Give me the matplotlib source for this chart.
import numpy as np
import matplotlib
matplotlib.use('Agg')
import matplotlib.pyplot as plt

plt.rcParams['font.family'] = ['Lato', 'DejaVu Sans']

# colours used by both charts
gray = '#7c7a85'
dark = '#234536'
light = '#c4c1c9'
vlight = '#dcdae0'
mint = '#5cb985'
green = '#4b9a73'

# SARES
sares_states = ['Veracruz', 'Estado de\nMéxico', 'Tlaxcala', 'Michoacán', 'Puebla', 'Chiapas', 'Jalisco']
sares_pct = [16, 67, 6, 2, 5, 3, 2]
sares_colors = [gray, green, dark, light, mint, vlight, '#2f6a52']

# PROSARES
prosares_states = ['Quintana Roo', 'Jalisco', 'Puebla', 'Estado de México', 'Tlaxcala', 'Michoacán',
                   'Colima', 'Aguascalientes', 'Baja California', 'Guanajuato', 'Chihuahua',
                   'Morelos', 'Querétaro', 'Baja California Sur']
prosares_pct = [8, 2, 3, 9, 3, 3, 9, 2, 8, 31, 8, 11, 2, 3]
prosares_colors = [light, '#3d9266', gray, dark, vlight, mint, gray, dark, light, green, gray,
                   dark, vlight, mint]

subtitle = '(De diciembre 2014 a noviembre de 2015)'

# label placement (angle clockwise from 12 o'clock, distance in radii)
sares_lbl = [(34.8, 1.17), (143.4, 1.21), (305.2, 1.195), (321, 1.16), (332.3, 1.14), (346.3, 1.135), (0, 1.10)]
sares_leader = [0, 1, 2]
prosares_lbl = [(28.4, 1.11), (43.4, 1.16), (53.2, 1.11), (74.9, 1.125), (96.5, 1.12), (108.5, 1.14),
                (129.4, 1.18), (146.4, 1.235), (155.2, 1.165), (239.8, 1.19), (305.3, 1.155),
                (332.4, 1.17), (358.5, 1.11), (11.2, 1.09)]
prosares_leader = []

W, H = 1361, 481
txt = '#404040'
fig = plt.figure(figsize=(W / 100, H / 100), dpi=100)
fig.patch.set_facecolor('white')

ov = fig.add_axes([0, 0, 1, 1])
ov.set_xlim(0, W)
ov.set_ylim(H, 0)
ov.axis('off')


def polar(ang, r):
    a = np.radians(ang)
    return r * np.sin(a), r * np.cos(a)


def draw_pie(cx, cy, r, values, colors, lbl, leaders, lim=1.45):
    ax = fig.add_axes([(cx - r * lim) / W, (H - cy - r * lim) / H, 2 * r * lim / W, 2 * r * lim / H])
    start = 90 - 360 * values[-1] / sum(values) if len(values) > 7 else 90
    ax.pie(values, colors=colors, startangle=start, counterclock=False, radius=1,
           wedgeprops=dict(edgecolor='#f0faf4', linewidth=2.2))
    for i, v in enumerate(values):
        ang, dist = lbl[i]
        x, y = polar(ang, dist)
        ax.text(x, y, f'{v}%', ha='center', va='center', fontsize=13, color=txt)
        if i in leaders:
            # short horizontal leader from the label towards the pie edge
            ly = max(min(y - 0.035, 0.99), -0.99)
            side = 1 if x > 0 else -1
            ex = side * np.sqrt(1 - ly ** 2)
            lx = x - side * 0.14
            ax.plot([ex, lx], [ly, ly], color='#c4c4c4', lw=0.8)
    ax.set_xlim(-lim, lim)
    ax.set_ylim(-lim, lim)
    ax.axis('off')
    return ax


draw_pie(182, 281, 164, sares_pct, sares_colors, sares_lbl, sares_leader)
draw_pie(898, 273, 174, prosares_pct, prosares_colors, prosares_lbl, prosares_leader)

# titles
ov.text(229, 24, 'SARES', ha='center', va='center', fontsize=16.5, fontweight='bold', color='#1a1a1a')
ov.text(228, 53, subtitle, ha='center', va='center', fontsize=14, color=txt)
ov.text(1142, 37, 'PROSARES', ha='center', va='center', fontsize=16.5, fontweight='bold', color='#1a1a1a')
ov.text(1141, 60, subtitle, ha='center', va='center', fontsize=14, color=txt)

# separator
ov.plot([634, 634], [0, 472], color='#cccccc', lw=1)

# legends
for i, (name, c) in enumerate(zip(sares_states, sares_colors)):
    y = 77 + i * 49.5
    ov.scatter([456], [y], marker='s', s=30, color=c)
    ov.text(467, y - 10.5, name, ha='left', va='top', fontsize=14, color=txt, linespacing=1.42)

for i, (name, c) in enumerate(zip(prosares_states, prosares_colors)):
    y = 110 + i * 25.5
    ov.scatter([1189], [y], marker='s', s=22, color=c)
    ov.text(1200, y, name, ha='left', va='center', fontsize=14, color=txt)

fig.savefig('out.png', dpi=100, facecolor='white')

========================================================================

**EXERCISE PROMPT**: Type out the full listing again, exactly as given.

**THE REPLY**:
Give me the matplotlib source for this chart.
import numpy as np
import matplotlib
matplotlib.use('Agg')
import matplotlib.pyplot as plt

plt.rcParams['font.family'] = ['Lato', 'DejaVu Sans']

# colours used by both charts
gray = '#7c7a85'
dark = '#234536'
light = '#c4c1c9'
vlight = '#dcdae0'
mint = '#5cb985'
green = '#4b9a73'

# SARES
sares_states = ['Veracruz', 'Estado de\nMéxico', 'Tlaxcala', 'Michoacán', 'Puebla', 'Chiapas', 'Jalisco']
sares_pct = [16, 67, 6, 2, 5, 3, 2]
sares_colors = [gray, green, dark, light, mint, vlight, '#2f6a52']

# PROSARES
prosares_states = ['Quintana Roo', 'Jalisco', 'Puebla', 'Estado de México', 'Tlaxcala', 'Michoacán',
                   'Colima', 'Aguascalientes', 'Baja California', 'Guanajuato', 'Chihuahua',
                   'Morelos', 'Querétaro', 'Baja California Sur']
prosares_pct = [8, 2, 3, 9, 3, 3, 9, 2, 8, 31, 8, 11, 2, 3]
prosares_colors = [light, '#3d9266', gray, dark, vlight, mint, gray, dark, light, green, gray,
                   dark, vlight, mint]

subtitle = '(De diciembre 2014 a noviembre de 2015)'

# label placement (angle clockwise from 12 o'clock, distance in radii)
sares_lbl = [(34.8, 1.17), (143.4, 1.21), (305.2, 1.195), (321, 1.16), (332.3, 1.14), (346.3, 1.135), (0, 1.10)]
sares_leader = [0, 1, 2]
prosares_lbl = [(28.4, 1.11), (43.4, 1.16), (53.2, 1.11), (74.9, 1.125), (96.5, 1.12), (108.5, 1.14),
                (129.4, 1.18), (146.4, 1.235), (155.2, 1.165), (239.8, 1.19), (305.3, 1.155),
                (332.4, 1.17), (358.5, 1.11), (11.2, 1.09)]
prosares_leader = []

W, H = 1361, 481
txt = '#404040'
fig = plt.figure(figsize=(W / 100, H / 100), dpi=100)
fig.patch.set_facecolor('white')

ov = fig.add_axes([0, 0, 1, 1])
ov.set_xlim(0, W)
ov.set_ylim(H, 0)
ov.axis('off')


def polar(ang, r):
    a = np.radians(ang)
    return r * np.sin(a), r * np.cos(a)


def draw_pie(cx, cy, r, values, colors, lbl, leaders, lim=1.45):
    ax = fig.add_axes([(cx - r * lim) / W, (H - cy - r * lim) / H, 2 * r * lim / W, 2 * r * lim / H])
    start = 90 - 360 * values[-1] / sum(values) if len(values) > 7 else 90
    ax.pie(values, colors=colors, startangle=start, counterclock=False, radius=1,
           wedgeprops=dict(edgecolor='#f0faf4', linewidth=2.2))
    for i, v in enumerate(values):
        ang, dist = lbl[i]
        x, y = polar(ang, dist)
        ax.text(x, y, f'{v}%', ha='center', va='center', fontsize=13, color=txt)
        if i in leaders:
            # short horizontal leader from the label towards the pie edge
            ly = max(min(y - 0.035, 0.99), -0.99)
            side = 1 if x > 0 else -1
            ex = side * np.sqrt(1 - ly ** 2)
            lx = x - side * 0.14
            ax.plot([ex, lx], [ly, ly], color='#c4c4c4', lw=0.8)
    ax.set_xlim(-lim, lim)
    ax.set_ylim(-lim, lim)
    ax.axis('off')
    return ax


draw_pie(182, 281, 164, sares_pct, sares_colors, sares_lbl, sares_leader)
draw_pie(898, 273, 174, prosares_pct, prosares_colors, prosares_lbl, prosares_leader)

# titles
ov.text(229, 24, 'SARES', ha='center', va='center', fontsize=16.5, fontweight='bold', color='#1a1a1a')
ov.text(228, 53, subtitle, ha='center', va='center', fontsize=14, color=txt)
ov.text(1142, 37, 'PROSARES', ha='center', va='center', fontsize=16.5, fontweight='bold', color='#1a1a1a')
ov.text(1141, 60, subtitle, ha='center', va='center', fontsize=14, color=txt)

# separator
ov.plot([634, 634], [0, 472], color='#cccccc', lw=1)

# legends
for i, (name, c) in enumerate(zip(sares_states, sares_colors)):
    y = 77 + i * 49.5
    ov.scatter([456], [y], marker='s', s=30, color=c)
    ov.text(467, y - 10.5, name, ha='left', va='top', fontsize=14, color=txt, linespacing=1.42)

for i, (name, c) in enumerate(zip(prosares_states, prosares_colors)):
    y = 110 + i * 25.5
    ov.scatter([1189], [y], marker='s', s=22, color=c)
    ov.text(1200, y, name, ha='left', va='center', fontsize=14, color=txt)

fig.savefig('out.png', dpi=100, facecolor='white')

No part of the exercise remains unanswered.